Otherwise, it’s pretty nifty. This score is easy to understand, not terribly difficult to calculate, and is a useful departure from any single-minded focus on donor loyalty.
Back in September I read a blog post by Jonathan Grapsas about the possible connection between gifts made in memory and Planned Giving expectancies. (The link between in memory and legacies?) He writes, “People are making a gift in memory of someone they care about. They are in that head space.”
I was delighted to discover that memorial gifts are identified with a code in our database, so in I went in search of a connection in our own data. I found that of any alum who has ever made a gift, only 2.1% have ever made a memorial gift. But of all current Planned Giving expectancies who are donors, 9.8% have done so.

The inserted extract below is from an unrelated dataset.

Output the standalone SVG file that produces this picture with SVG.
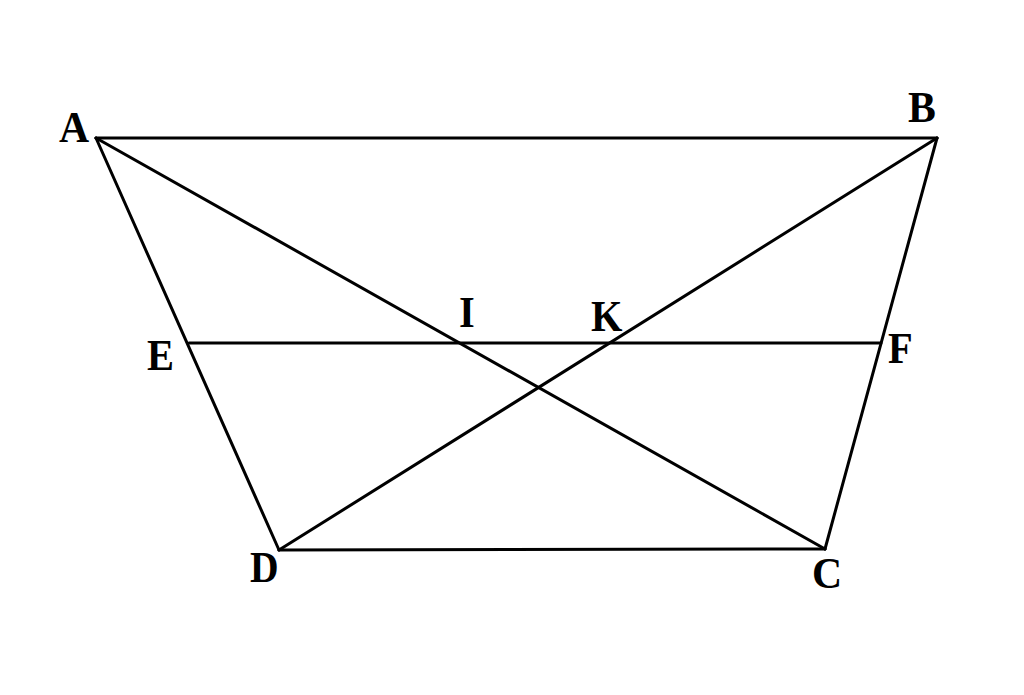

Now, I haven’t dug deep: These could be gifts tied to the donor’s own planned gift and which came after the commitment was made. But what if this turns out to be a real difference in giving behaviour and a predictor for Planned Giving?
Up to this point, I haven’t thought of in-memory gifts as an indicator of affinity. The donor is motivated by the desire to honour a friend or loved one, not any identification with your mission or nostalgia for alma mater. In other words, it seems probable that the gift given in memory is typically not up for renewal. To discover that the behaviour may be associated with an especially elusive class of donor is exciting.
There is no need to simply accept the conventional wisdom that the best Planned Giving prospects are the ones who have consistently given small amounts to the annual fund over a long period of time. This behaviour is certainly a predictor for bequests, but it does not typify them.